#### [Task prompt]
Copy everything in the data below exactly except the pictures.

— Start Given material —

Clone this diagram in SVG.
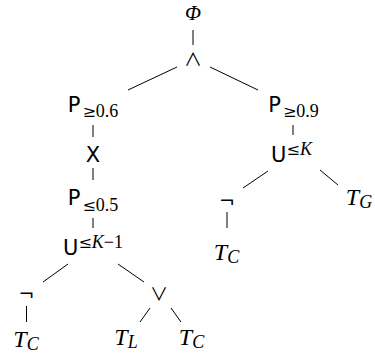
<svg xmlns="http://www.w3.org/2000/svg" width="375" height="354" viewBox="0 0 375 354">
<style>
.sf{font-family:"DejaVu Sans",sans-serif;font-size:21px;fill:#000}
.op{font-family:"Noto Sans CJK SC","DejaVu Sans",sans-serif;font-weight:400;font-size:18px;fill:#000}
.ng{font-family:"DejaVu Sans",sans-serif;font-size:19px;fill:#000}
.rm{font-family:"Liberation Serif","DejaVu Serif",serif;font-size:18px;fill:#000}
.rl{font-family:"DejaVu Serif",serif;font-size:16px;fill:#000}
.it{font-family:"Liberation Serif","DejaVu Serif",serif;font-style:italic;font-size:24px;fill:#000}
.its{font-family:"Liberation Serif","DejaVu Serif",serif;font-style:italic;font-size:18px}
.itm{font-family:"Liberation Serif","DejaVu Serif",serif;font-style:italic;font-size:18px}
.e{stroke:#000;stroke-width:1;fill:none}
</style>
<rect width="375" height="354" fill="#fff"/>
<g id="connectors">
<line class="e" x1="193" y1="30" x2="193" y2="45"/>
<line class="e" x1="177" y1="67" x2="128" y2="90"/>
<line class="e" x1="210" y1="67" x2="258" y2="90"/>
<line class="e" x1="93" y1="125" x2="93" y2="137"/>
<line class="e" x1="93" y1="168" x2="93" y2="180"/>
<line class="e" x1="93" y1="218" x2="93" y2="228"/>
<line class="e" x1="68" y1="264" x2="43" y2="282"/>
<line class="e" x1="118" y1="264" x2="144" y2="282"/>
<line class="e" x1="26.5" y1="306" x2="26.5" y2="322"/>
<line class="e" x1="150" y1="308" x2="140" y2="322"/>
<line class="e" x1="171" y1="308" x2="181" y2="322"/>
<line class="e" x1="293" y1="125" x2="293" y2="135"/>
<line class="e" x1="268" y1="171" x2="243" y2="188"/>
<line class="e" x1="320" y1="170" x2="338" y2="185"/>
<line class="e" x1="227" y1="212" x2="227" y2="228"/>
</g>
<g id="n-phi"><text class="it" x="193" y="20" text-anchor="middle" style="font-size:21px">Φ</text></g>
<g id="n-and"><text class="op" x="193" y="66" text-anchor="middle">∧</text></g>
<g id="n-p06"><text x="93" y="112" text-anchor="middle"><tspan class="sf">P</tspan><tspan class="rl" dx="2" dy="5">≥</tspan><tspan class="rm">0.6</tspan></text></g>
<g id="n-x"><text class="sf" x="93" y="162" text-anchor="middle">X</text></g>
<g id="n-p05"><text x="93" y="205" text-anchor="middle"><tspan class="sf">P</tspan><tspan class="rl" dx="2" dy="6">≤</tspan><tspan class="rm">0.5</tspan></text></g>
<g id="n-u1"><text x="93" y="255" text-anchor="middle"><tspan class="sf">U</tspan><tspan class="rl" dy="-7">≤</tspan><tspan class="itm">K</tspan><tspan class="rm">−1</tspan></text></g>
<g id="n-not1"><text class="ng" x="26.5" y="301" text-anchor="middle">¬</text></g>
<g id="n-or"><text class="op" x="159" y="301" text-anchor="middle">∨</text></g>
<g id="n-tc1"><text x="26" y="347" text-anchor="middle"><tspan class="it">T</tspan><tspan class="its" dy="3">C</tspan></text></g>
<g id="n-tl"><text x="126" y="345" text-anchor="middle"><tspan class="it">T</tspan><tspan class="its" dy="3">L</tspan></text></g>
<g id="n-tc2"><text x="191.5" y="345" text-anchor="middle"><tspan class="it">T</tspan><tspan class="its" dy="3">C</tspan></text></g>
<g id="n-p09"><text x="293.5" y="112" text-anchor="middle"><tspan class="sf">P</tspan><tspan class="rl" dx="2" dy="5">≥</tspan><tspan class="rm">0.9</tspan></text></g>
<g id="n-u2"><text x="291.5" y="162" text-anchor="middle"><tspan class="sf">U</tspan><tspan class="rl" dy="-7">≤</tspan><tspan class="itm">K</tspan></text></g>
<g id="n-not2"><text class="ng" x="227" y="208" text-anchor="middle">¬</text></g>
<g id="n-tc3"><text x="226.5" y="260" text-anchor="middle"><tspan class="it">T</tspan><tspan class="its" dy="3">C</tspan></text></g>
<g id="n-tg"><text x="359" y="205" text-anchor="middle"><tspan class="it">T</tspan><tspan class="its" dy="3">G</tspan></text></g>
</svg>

— End Given material —

#### [Solution to this problem]
Clone this diagram in SVG.
<svg xmlns="http://www.w3.org/2000/svg" width="375" height="354" viewBox="0 0 375 354">
<style>
.sf{font-family:"DejaVu Sans",sans-serif;font-size:21px;fill:#000}
.op{font-family:"Noto Sans CJK SC","DejaVu Sans",sans-serif;font-weight:400;font-size:18px;fill:#000}
.ng{font-family:"DejaVu Sans",sans-serif;font-size:19px;fill:#000}
.rm{font-family:"Liberation Serif","DejaVu Serif",serif;font-size:18px;fill:#000}
.rl{font-family:"DejaVu Serif",serif;font-size:16px;fill:#000}
.it{font-family:"Liberation Serif","DejaVu Serif",serif;font-style:italic;font-size:24px;fill:#000}
.its{font-family:"Liberation Serif","DejaVu Serif",serif;font-style:italic;font-size:18px}
.itm{font-family:"Liberation Serif","DejaVu Serif",serif;font-style:italic;font-size:18px}
.e{stroke:#000;stroke-width:1;fill:none}
</style>
<rect width="375" height="354" fill="#fff"/>
<g id="connectors">
<line class="e" x1="193" y1="30" x2="193" y2="45"/>
<line class="e" x1="177" y1="67" x2="128" y2="90"/>
<line class="e" x1="210" y1="67" x2="258" y2="90"/>
<line class="e" x1="93" y1="125" x2="93" y2="137"/>
<line class="e" x1="93" y1="168" x2="93" y2="180"/>
<line class="e" x1="93" y1="218" x2="93" y2="228"/>
<line class="e" x1="68" y1="264" x2="43" y2="282"/>
<line class="e" x1="118" y1="264" x2="144" y2="282"/>
<line class="e" x1="26.5" y1="306" x2="26.5" y2="322"/>
<line class="e" x1="150" y1="308" x2="140" y2="322"/>
<line class="e" x1="171" y1="308" x2="181" y2="322"/>
<line class="e" x1="293" y1="125" x2="293" y2="135"/>
<line class="e" x1="268" y1="171" x2="243" y2="188"/>
<line class="e" x1="320" y1="170" x2="338" y2="185"/>
<line class="e" x1="227" y1="212" x2="227" y2="228"/>
</g>
<g id="n-phi"><text class="it" x="193" y="20" text-anchor="middle" style="font-size:21px">Φ</text></g>
<g id="n-and"><text class="op" x="193" y="66" text-anchor="middle">∧</text></g>
<g id="n-p06"><text x="93" y="112" text-anchor="middle"><tspan class="sf">P</tspan><tspan class="rl" dx="2" dy="5">≥</tspan><tspan class="rm">0.6</tspan></text></g>
<g id="n-x"><text class="sf" x="93" y="162" text-anchor="middle">X</text></g>
<g id="n-p05"><text x="93" y="205" text-anchor="middle"><tspan class="sf">P</tspan><tspan class="rl" dx="2" dy="6">≤</tspan><tspan class="rm">0.5</tspan></text></g>
<g id="n-u1"><text x="93" y="255" text-anchor="middle"><tspan class="sf">U</tspan><tspan class="rl" dy="-7">≤</tspan><tspan class="itm">K</tspan><tspan class="rm">−1</tspan></text></g>
<g id="n-not1"><text class="ng" x="26.5" y="301" text-anchor="middle">¬</text></g>
<g id="n-or"><text class="op" x="159" y="301" text-anchor="middle">∨</text></g>
<g id="n-tc1"><text x="26" y="347" text-anchor="middle"><tspan class="it">T</tspan><tspan class="its" dy="3">C</tspan></text></g>
<g id="n-tl"><text x="126" y="345" text-anchor="middle"><tspan class="it">T</tspan><tspan class="its" dy="3">L</tspan></text></g>
<g id="n-tc2"><text x="191.5" y="345" text-anchor="middle"><tspan class="it">T</tspan><tspan class="its" dy="3">C</tspan></text></g>
<g id="n-p09"><text x="293.5" y="112" text-anchor="middle"><tspan class="sf">P</tspan><tspan class="rl" dx="2" dy="5">≥</tspan><tspan class="rm">0.9</tspan></text></g>
<g id="n-u2"><text x="291.5" y="162" text-anchor="middle"><tspan class="sf">U</tspan><tspan class="rl" dy="-7">≤</tspan><tspan class="itm">K</tspan></text></g>
<g id="n-not2"><text class="ng" x="227" y="208" text-anchor="middle">¬</text></g>
<g id="n-tc3"><text x="226.5" y="260" text-anchor="middle"><tspan class="it">T</tspan><tspan class="its" dy="3">C</tspan></text></g>
<g id="n-tg"><text x="359" y="205" text-anchor="middle"><tspan class="it">T</tspan><tspan class="its" dy="3">G</tspan></text></g>
</svg>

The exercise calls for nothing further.